The mobster guy stopped roaming back and forth around my bed. He sat down on one of the old metal beds across from me and smirked

 

“Sure, kid. What do you want to know?”

 

“What makes that photo so important that you have to kill a life over it, or many from what I assume.”

 

He sighed and gave me an answer as if by now it’s just a story he has memorized by heart. From what I can guess probably because it wasn’t his first run around when looking for this photo.

 

“This photo,” he explained as he waved it around in between his fingers “is the only evidence that connects me to the murder of this women. It’s the only proof that she existed. You wouldn't have been in this situation if one of my former colleges didn’t steal it from my office and hid it in secret location. You don’t know how long it took me to find this photo. How many lives I took. How many dead ends that I approached. But now, none of that matters.”

 

The man looks up and takes something out of his jacket. It was dark but I still knew what that shiny contraption was. A lighter. He held it at the bottom of the corner of the polaroid. The yellow and red flame set the photo ablaze as it made a variety of crackling noises like fire wood.

 

I yelled “No no no no no no! Stop that! That’s mine!” I mored more sporadic. I kicked my legs, punch my knuckles on the metal bars, I twisted and turned. He can’t do that. He can’t do that ‘

 

“It’s mine. My photo. Mine!” I roared repeatedly. “Mine, mine, mine”

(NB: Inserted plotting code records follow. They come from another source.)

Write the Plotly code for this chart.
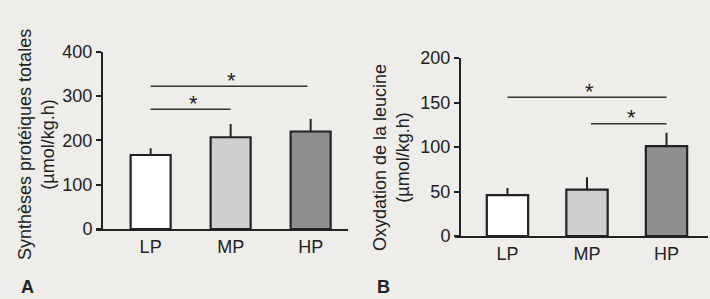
import plotly.graph_objects as go

# ---- data ----
categories = ["LP", "MP", "HP"]
synth_values = [167, 207, 220]          # Synthèses protéiques totales (µmol/kg.h)
synth_err = [15, 30, 28]
oxid_values = [46, 52, 101]             # Oxydation de la leucine (µmol/kg.h)
oxid_err = [8, 14, 15]
bar_colors = ["#ffffff", "#cfcfcf", "#8f8f8f"]
synth_ticks = [0, 100, 200, 300, 400]
oxid_ticks = [0, 50, 100, 150, 200]
# significance brackets: (from index, to index, y value)
synth_sig = [(0, 1, 270), (0, 1.96, 322)]
oxid_sig = [(0, 2, 156), (1.05, 2, 126)]

W, H = 710, 299
BG = "#eeede9"
INK = "#222222"
FONT = "Liberation Sans, Arial, sans-serif"

fig = go.Figure()

def px_x(p):
    return p / W

def px_y(p):
    return (H - p) / H

err_common = dict(type="data", symmetric=False, arrayminus=[0, 0, 0],
                  color=INK, thickness=2, width=0)

fig.add_trace(go.Bar(
    x=categories, y=synth_values, width=0.5,
    marker=dict(color=bar_colors, line=dict(color=INK, width=2.2)),
    error_y=dict(array=synth_err, **err_common),
    xaxis="x", yaxis="y", showlegend=False,
))
fig.add_trace(go.Bar(
    x=categories, y=oxid_values, width=0.52,
    marker=dict(color=bar_colors, line=dict(color=INK, width=2.2)),
    error_y=dict(array=oxid_err, **err_common),
    xaxis="x2", yaxis="y2", showlegend=False,
))

axis_font = dict(family=FONT, size=18, color=INK)

fig.update_layout(
    xaxis=dict(domain=[px_x(96), px_x(348)], range=[-0.683, 2.467],
               type="category", showline=True, linecolor=INK, linewidth=2,
               showgrid=False, zeroline=False, ticks="", tickfont=axis_font,
               anchor="y", fixedrange=True, automargin=False),
    yaxis=dict(domain=[px_y(229), px_y(51.7)], range=[0, 400],
               tickvals=synth_ticks, showline=True, linecolor=INK, linewidth=2,
               showgrid=False, zeroline=False, ticks="outside", ticklen=5,
               tickwidth=2, tickcolor=INK, tickfont=axis_font,
               anchor="free", position=px_x(102), fixedrange=True, automargin=False),
    xaxis2=dict(domain=[px_x(455), px_x(708)], range=[-0.660, 2.522],
                type="category", showline=True, linecolor=INK, linewidth=2,
                showgrid=False, zeroline=False, ticks="", tickfont=axis_font,
                anchor="y2", fixedrange=True, automargin=False),
    yaxis2=dict(domain=[px_y(236), px_y(58)], range=[0, 200],
                tickvals=oxid_ticks, showline=True, linecolor=INK, linewidth=2,
                showgrid=False, zeroline=False, ticks="outside", ticklen=5,
                tickwidth=2, tickcolor=INK, tickfont=axis_font,
                anchor="free", position=px_x(460), fixedrange=True, automargin=False),
)

shapes = []
annotations = []
for (a, b, yv) in synth_sig:
    shapes.append(dict(type="line", xref="x", yref="y", x0=a, x1=b, y0=yv, y1=yv,
                       line=dict(color="#333333", width=1.5)))
    annotations.append(dict(xref="x", yref="y", x=(a + b) / 2 + 0.03, y=yv, text="*",
                            showarrow=False, yanchor="middle", yshift=6,
                            font=dict(family=FONT, size=22, color=INK)))
for (a, b, yv) in oxid_sig:
    shapes.append(dict(type="line", xref="x2", yref="y2", x0=a, x1=b, y0=yv, y1=yv,
                       line=dict(color="#333333", width=1.5)))
    annotations.append(dict(xref="x2", yref="y2", x=(a + b) / 2 + 0.03, y=yv, text="*",
                            showarrow=False, yanchor="middle", yshift=6,
                            font=dict(family=FONT, size=22, color=INK)))

# axis titles (two lines, rotated)
annotations.append(dict(xref="paper", yref="paper", x=px_x(36), y=px_y(145),
                        text="Synthèses protéiques totales<br>(µmol/kg.h)",
                        textangle=-90, showarrow=False, xanchor="center", yanchor="middle",
                        font=dict(family=FONT, size=18, color=INK)))
annotations.append(dict(xref="paper", yref="paper", x=px_x(391), y=px_y(158),
                        text="Oxydation de la leucine<br>(µmol/kg.h)",
                        textangle=-90, showarrow=False, xanchor="center", yanchor="middle",
                        font=dict(family=FONT, size=18, color=INK)))
# panel letters
annotations.append(dict(xref="paper", yref="paper", x=px_x(27), y=0,
                        text="<b>A</b>", showarrow=False, xanchor="center", yanchor="bottom",
                        font=dict(family=FONT, size=18, color=INK)))
annotations.append(dict(xref="paper", yref="paper", x=px_x(384), y=0,
                        text="<b>B</b>", showarrow=False, xanchor="center", yanchor="bottom",
                        font=dict(family=FONT, size=18, color=INK)))

fig.update_layout(
    width=W, height=H, margin=dict(l=0, r=0, t=0, b=0),
    paper_bgcolor=BG, plot_bgcolor="rgba(0,0,0,0)",
    shapes=shapes, annotations=annotations, bargap=0,
    font=dict(family=FONT, color=INK),
)

fig.write_html(
    "out.html",
    config={"displayModeBar": False, "staticPlot": True},
    post_script="document.body.style.margin='0px';document.body.style.padding='0px';"
                "document.body.style.background='" + BG + "';",
)
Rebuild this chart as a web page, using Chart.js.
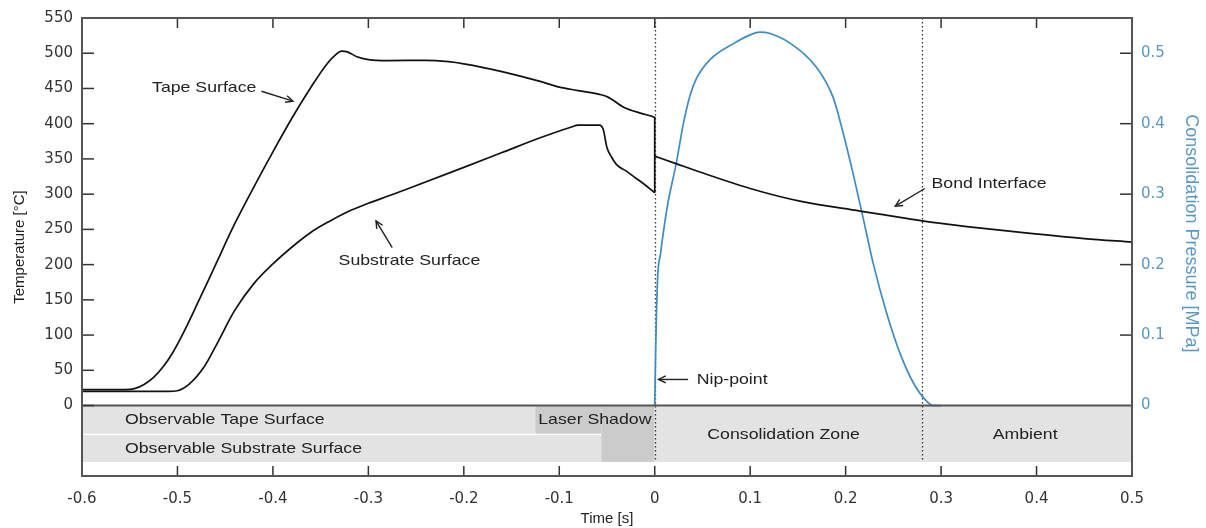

“Ugh, stop yammering.” The mobster grumbled

There was a sharp pain in my stomach. I gasped hoping that the more I breathed the better the chances it wouldn’t be by last. My feet began to feel numb and heavy. My legs felt there were just dead weight. The tips of my fingers began to tingle with an indescribable burn. My arms felt like burdensome steel bars magnetized to the metal bed frame.

 

The more I tried to move in the twisted straps of the bed the more the pain flooded into my lungs. Leaving me to feel like I was being drowned in mid-air. I coughed with little drops of crimson flying all over my dark grey t-shirt. The visions of the strange gentleman kept fading back and forth. Making all of my sense become useless expect my hearing.

“Goodnight, Emerson.”

My ears began to ring. My visions became cloudy and I felt tired. I closed my eyes hoping that the sleep would stop the pain.